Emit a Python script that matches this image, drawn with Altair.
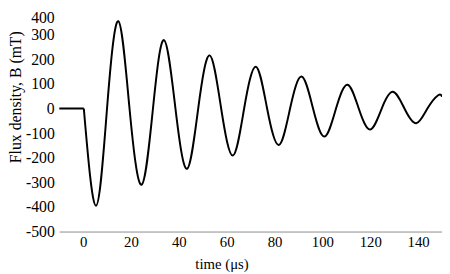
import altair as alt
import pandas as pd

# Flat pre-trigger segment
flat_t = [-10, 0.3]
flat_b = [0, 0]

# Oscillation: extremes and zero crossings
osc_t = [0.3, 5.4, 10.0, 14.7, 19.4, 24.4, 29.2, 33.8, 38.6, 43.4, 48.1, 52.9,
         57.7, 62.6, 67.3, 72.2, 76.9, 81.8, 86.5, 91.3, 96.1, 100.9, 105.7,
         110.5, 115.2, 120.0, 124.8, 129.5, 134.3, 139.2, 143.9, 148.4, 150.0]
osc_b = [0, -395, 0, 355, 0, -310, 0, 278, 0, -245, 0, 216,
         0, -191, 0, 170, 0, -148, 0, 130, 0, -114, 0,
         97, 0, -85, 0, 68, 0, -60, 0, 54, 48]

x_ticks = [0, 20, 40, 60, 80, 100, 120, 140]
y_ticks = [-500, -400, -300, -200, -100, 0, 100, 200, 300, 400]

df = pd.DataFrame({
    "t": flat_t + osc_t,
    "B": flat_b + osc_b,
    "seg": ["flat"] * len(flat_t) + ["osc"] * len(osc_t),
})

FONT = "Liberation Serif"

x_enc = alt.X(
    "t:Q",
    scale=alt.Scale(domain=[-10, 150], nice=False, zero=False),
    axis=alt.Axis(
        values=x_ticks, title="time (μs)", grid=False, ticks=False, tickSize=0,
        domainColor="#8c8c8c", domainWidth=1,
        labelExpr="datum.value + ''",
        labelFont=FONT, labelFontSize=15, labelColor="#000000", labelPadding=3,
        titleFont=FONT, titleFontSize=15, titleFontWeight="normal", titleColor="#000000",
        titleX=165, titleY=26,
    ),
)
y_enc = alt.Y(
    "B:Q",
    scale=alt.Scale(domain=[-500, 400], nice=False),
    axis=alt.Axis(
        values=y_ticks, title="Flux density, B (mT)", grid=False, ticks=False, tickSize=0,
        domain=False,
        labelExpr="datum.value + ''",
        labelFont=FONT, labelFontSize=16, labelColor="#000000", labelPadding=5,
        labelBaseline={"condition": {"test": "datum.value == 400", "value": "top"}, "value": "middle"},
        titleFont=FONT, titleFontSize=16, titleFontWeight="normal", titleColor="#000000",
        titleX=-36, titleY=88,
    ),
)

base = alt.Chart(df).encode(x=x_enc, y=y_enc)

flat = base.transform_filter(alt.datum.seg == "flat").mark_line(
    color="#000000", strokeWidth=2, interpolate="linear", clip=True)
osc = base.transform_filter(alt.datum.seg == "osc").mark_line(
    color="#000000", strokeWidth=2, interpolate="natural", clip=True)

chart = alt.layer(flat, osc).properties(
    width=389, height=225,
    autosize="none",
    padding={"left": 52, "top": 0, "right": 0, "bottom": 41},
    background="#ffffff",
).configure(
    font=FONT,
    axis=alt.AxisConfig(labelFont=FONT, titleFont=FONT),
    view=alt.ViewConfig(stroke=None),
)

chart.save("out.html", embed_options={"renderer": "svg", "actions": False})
-----
◆ **Task instructions**: Reproduce the full listing above verbatim, with no pictures included.

◆ **Solution to this problem**:
Emit a Python script that matches this image, drawn with Altair.
import altair as alt
import pandas as pd

# Flat pre-trigger segment
flat_t = [-10, 0.3]
flat_b = [0, 0]

# Oscillation: extremes and zero crossings
osc_t = [0.3, 5.4, 10.0, 14.7, 19.4, 24.4, 29.2, 33.8, 38.6, 43.4, 48.1, 52.9,
         57.7, 62.6, 67.3, 72.2, 76.9, 81.8, 86.5, 91.3, 96.1, 100.9, 105.7,
         110.5, 115.2, 120.0, 124.8, 129.5, 134.3, 139.2, 143.9, 148.4, 150.0]
osc_b = [0, -395, 0, 355, 0, -310, 0, 278, 0, -245, 0, 216,
         0, -191, 0, 170, 0, -148, 0, 130, 0, -114, 0,
         97, 0, -85, 0, 68, 0, -60, 0, 54, 48]

x_ticks = [0, 20, 40, 60, 80, 100, 120, 140]
y_ticks = [-500, -400, -300, -200, -100, 0, 100, 200, 300, 400]

df = pd.DataFrame({
    "t": flat_t + osc_t,
    "B": flat_b + osc_b,
    "seg": ["flat"] * len(flat_t) + ["osc"] * len(osc_t),
})

FONT = "Liberation Serif"

x_enc = alt.X(
    "t:Q",
    scale=alt.Scale(domain=[-10, 150], nice=False, zero=False),
    axis=alt.Axis(
        values=x_ticks, title="time (μs)", grid=False, ticks=False, tickSize=0,
        domainColor="#8c8c8c", domainWidth=1,
        labelExpr="datum.value + ''",
        labelFont=FONT, labelFontSize=15, labelColor="#000000", labelPadding=3,
        titleFont=FONT, titleFontSize=15, titleFontWeight="normal", titleColor="#000000",
        titleX=165, titleY=26,
    ),
)
y_enc = alt.Y(
    "B:Q",
    scale=alt.Scale(domain=[-500, 400], nice=False),
    axis=alt.Axis(
        values=y_ticks, title="Flux density, B (mT)", grid=False, ticks=False, tickSize=0,
        domain=False,
        labelExpr="datum.value + ''",
        labelFont=FONT, labelFontSize=16, labelColor="#000000", labelPadding=5,
        labelBaseline={"condition": {"test": "datum.value == 400", "value": "top"}, "value": "middle"},
        titleFont=FONT, titleFontSize=16, titleFontWeight="normal", titleColor="#000000",
        titleX=-36, titleY=88,
    ),
)

base = alt.Chart(df).encode(x=x_enc, y=y_enc)

flat = base.transform_filter(alt.datum.seg == "flat").mark_line(
    color="#000000", strokeWidth=2, interpolate="linear", clip=True)
osc = base.transform_filter(alt.datum.seg == "osc").mark_line(
    color="#000000", strokeWidth=2, interpolate="natural", clip=True)

chart = alt.layer(flat, osc).properties(
    width=389, height=225,
    autosize="none",
    padding={"left": 52, "top": 0, "right": 0, "bottom": 41},
    background="#ffffff",
).configure(
    font=FONT,
    axis=alt.AxisConfig(labelFont=FONT, titleFont=FONT),
    view=alt.ViewConfig(stroke=None),
)

chart.save("out.html", embed_options={"renderer": "svg", "actions": False})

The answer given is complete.